**EXERCISE DETAILS**
Retype each line of the material exactly, please, skipping any picture in it.

**DATA**
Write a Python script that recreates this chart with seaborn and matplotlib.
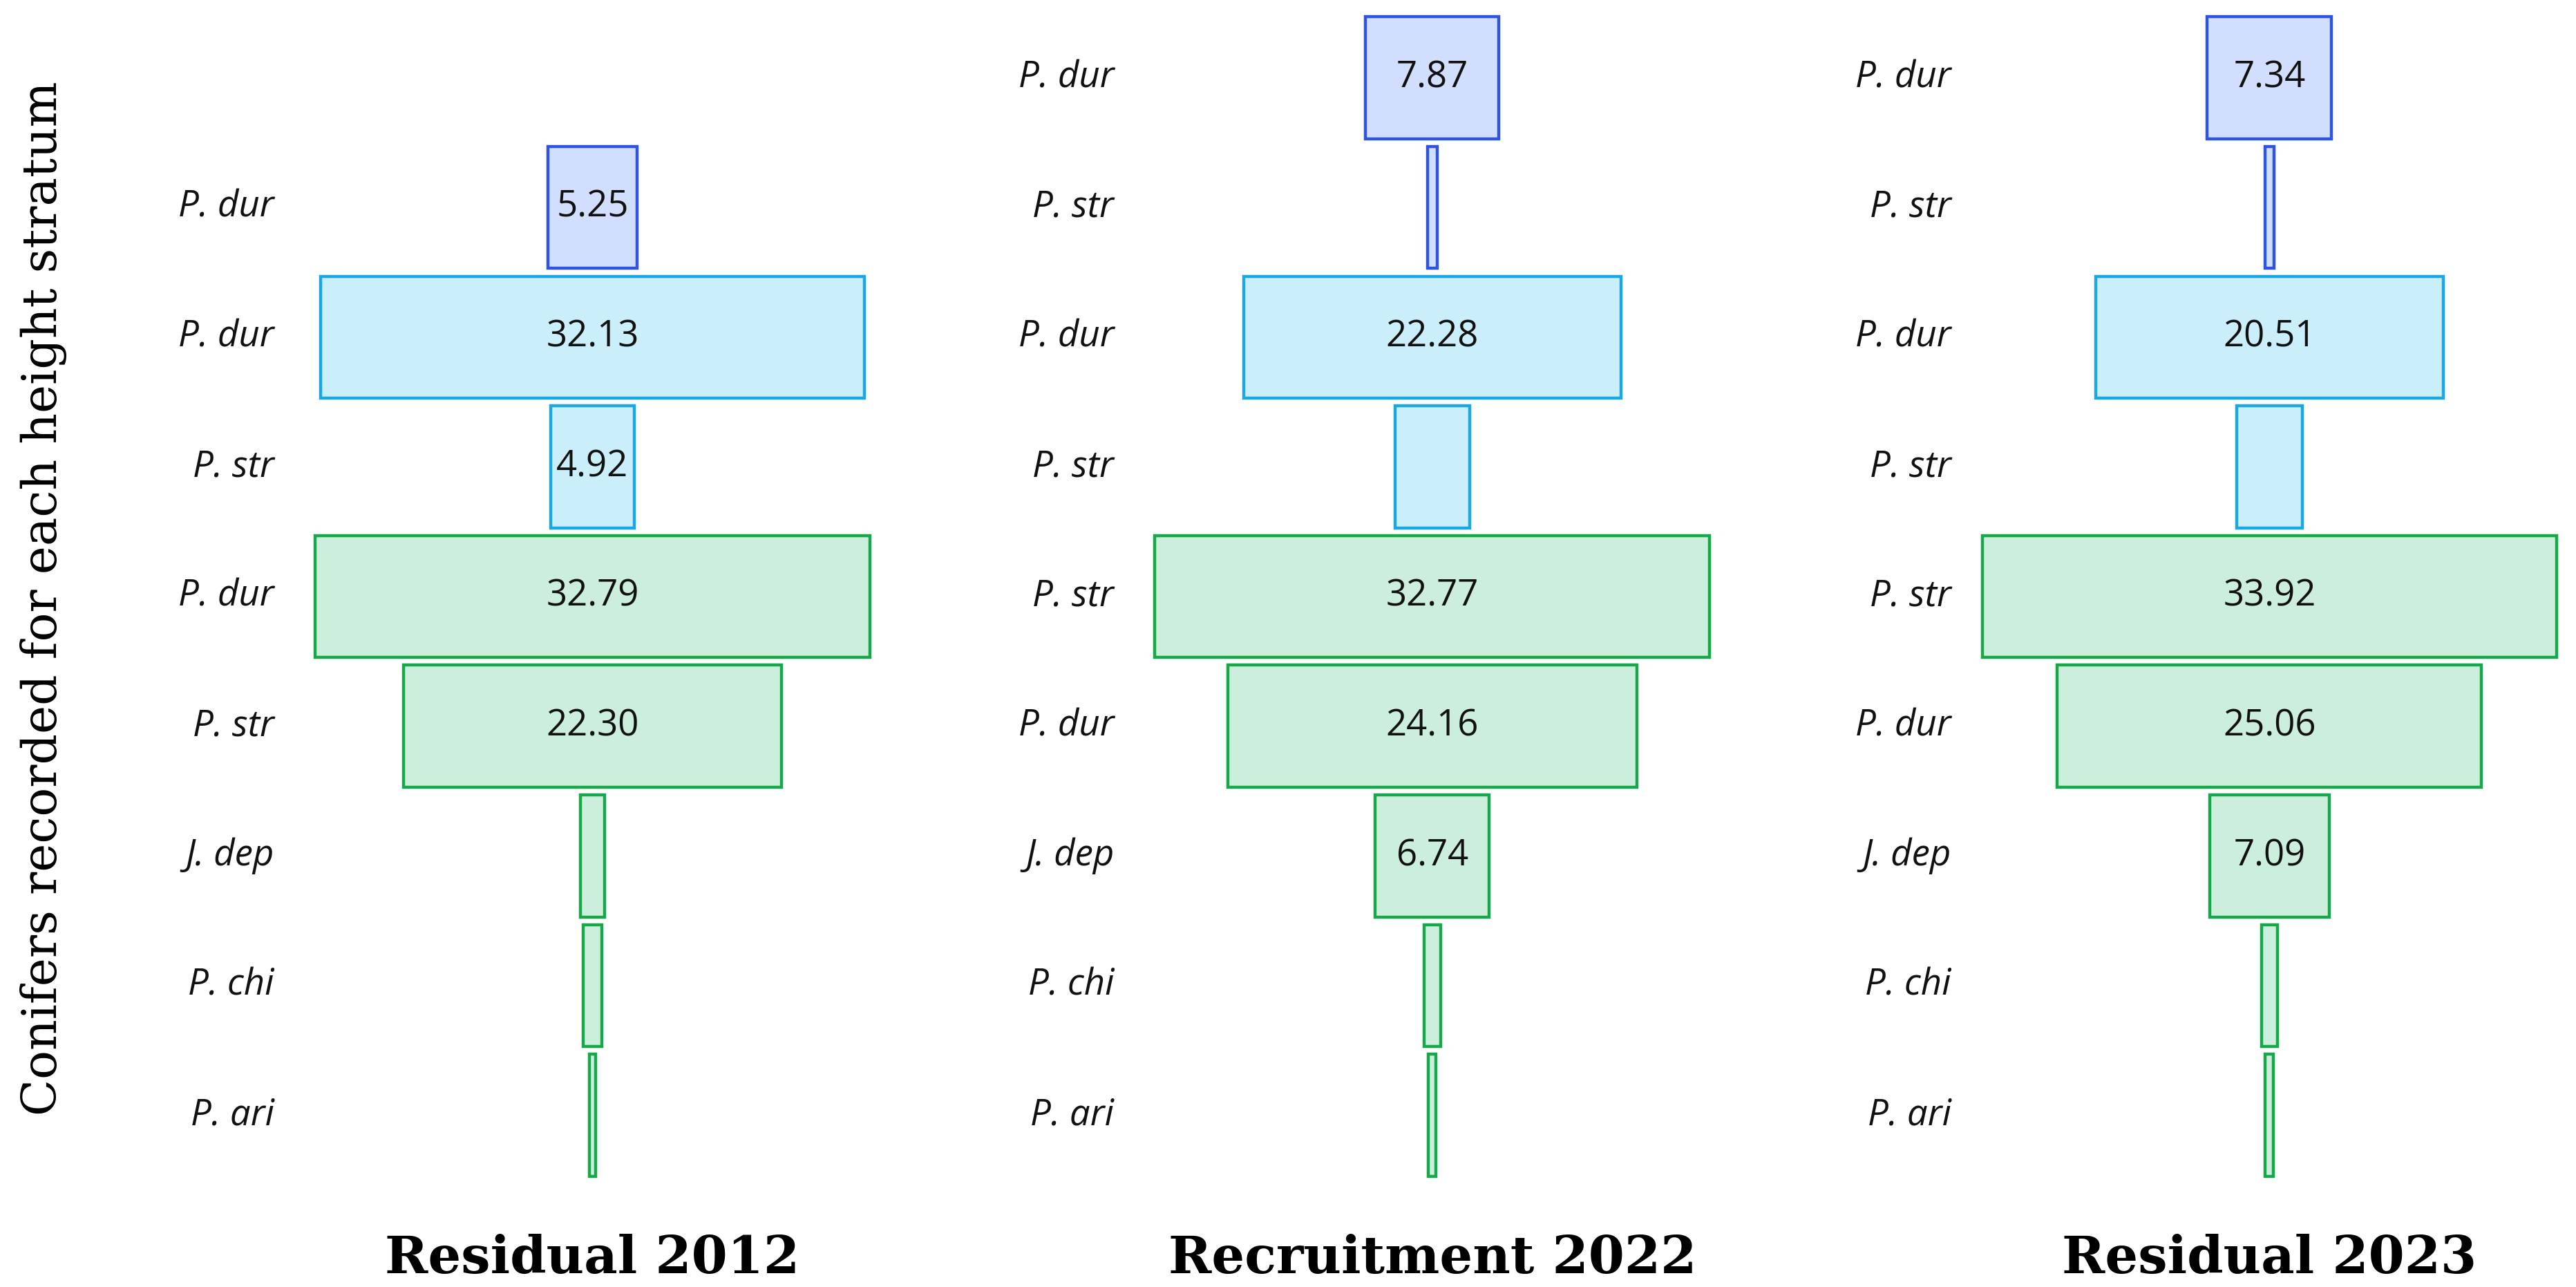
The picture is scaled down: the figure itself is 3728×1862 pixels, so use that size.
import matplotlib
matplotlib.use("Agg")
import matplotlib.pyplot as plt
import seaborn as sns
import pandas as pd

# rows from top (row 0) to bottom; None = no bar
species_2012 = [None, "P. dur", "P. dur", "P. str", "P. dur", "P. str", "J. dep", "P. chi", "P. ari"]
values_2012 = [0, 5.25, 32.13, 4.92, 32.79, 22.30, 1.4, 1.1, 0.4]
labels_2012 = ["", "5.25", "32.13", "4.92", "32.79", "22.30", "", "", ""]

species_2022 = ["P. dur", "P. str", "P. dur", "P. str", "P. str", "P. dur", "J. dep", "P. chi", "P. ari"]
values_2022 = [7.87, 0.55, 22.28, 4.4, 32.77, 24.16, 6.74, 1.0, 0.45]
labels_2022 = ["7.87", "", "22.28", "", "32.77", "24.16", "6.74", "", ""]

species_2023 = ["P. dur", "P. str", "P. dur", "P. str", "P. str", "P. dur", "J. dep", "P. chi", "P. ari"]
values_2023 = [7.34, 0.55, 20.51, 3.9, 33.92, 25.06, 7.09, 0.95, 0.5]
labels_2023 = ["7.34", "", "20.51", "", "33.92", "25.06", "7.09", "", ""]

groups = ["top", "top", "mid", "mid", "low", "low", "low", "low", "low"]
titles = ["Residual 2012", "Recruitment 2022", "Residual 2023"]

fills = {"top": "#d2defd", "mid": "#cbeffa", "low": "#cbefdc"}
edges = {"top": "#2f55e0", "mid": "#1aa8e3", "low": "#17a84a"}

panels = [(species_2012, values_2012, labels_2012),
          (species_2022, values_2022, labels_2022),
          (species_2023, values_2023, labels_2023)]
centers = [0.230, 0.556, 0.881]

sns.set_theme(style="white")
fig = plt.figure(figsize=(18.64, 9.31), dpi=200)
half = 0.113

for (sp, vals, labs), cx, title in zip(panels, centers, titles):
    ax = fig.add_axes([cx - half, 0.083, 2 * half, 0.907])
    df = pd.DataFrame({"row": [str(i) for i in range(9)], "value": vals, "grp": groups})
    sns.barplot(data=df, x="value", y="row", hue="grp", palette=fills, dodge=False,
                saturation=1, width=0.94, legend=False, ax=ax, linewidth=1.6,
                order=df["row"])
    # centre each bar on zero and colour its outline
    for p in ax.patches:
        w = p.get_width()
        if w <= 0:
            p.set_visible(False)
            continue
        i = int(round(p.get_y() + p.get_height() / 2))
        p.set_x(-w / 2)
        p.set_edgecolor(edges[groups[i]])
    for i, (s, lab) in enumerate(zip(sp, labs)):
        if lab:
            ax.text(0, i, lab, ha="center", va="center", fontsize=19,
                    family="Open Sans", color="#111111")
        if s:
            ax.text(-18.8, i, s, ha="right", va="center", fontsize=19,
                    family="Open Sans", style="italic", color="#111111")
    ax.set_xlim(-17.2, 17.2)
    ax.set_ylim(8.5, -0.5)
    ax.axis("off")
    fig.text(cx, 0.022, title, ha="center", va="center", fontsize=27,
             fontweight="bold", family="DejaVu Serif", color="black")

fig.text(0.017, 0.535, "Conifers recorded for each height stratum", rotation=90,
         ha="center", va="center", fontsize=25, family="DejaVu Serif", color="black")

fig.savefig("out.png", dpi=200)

**THE REPLY**
Write a Python script that recreates this chart with seaborn and matplotlib.
The picture is scaled down: the figure itself is 3728×1862 pixels, so use that size.
import matplotlib
matplotlib.use("Agg")
import matplotlib.pyplot as plt
import seaborn as sns
import pandas as pd

# rows from top (row 0) to bottom; None = no bar
species_2012 = [None, "P. dur", "P. dur", "P. str", "P. dur", "P. str", "J. dep", "P. chi", "P. ari"]
values_2012 = [0, 5.25, 32.13, 4.92, 32.79, 22.30, 1.4, 1.1, 0.4]
labels_2012 = ["", "5.25", "32.13", "4.92", "32.79", "22.30", "", "", ""]

species_2022 = ["P. dur", "P. str", "P. dur", "P. str", "P. str", "P. dur", "J. dep", "P. chi", "P. ari"]
values_2022 = [7.87, 0.55, 22.28, 4.4, 32.77, 24.16, 6.74, 1.0, 0.45]
labels_2022 = ["7.87", "", "22.28", "", "32.77", "24.16", "6.74", "", ""]

species_2023 = ["P. dur", "P. str", "P. dur", "P. str", "P. str", "P. dur", "J. dep", "P. chi", "P. ari"]
values_2023 = [7.34, 0.55, 20.51, 3.9, 33.92, 25.06, 7.09, 0.95, 0.5]
labels_2023 = ["7.34", "", "20.51", "", "33.92", "25.06", "7.09", "", ""]

groups = ["top", "top", "mid", "mid", "low", "low", "low", "low", "low"]
titles = ["Residual 2012", "Recruitment 2022", "Residual 2023"]

fills = {"top": "#d2defd", "mid": "#cbeffa", "low": "#cbefdc"}
edges = {"top": "#2f55e0", "mid": "#1aa8e3", "low": "#17a84a"}

panels = [(species_2012, values_2012, labels_2012),
          (species_2022, values_2022, labels_2022),
          (species_2023, values_2023, labels_2023)]
centers = [0.230, 0.556, 0.881]

sns.set_theme(style="white")
fig = plt.figure(figsize=(18.64, 9.31), dpi=200)
half = 0.113

for (sp, vals, labs), cx, title in zip(panels, centers, titles):
    ax = fig.add_axes([cx - half, 0.083, 2 * half, 0.907])
    df = pd.DataFrame({"row": [str(i) for i in range(9)], "value": vals, "grp": groups})
    sns.barplot(data=df, x="value", y="row", hue="grp", palette=fills, dodge=False,
                saturation=1, width=0.94, legend=False, ax=ax, linewidth=1.6,
                order=df["row"])
    # centre each bar on zero and colour its outline
    for p in ax.patches:
        w = p.get_width()
        if w <= 0:
            p.set_visible(False)
            continue
        i = int(round(p.get_y() + p.get_height() / 2))
        p.set_x(-w / 2)
        p.set_edgecolor(edges[groups[i]])
    for i, (s, lab) in enumerate(zip(sp, labs)):
        if lab:
            ax.text(0, i, lab, ha="center", va="center", fontsize=19,
                    family="Open Sans", color="#111111")
        if s:
            ax.text(-18.8, i, s, ha="right", va="center", fontsize=19,
                    family="Open Sans", style="italic", color="#111111")
    ax.set_xlim(-17.2, 17.2)
    ax.set_ylim(8.5, -0.5)
    ax.axis("off")
    fig.text(cx, 0.022, title, ha="center", va="center", fontsize=27,
             fontweight="bold", family="DejaVu Serif", color="black")

fig.text(0.017, 0.535, "Conifers recorded for each height stratum", rotation=90,
         ha="center", va="center", fontsize=25, family="DejaVu Serif", color="black")

fig.savefig("out.png", dpi=200)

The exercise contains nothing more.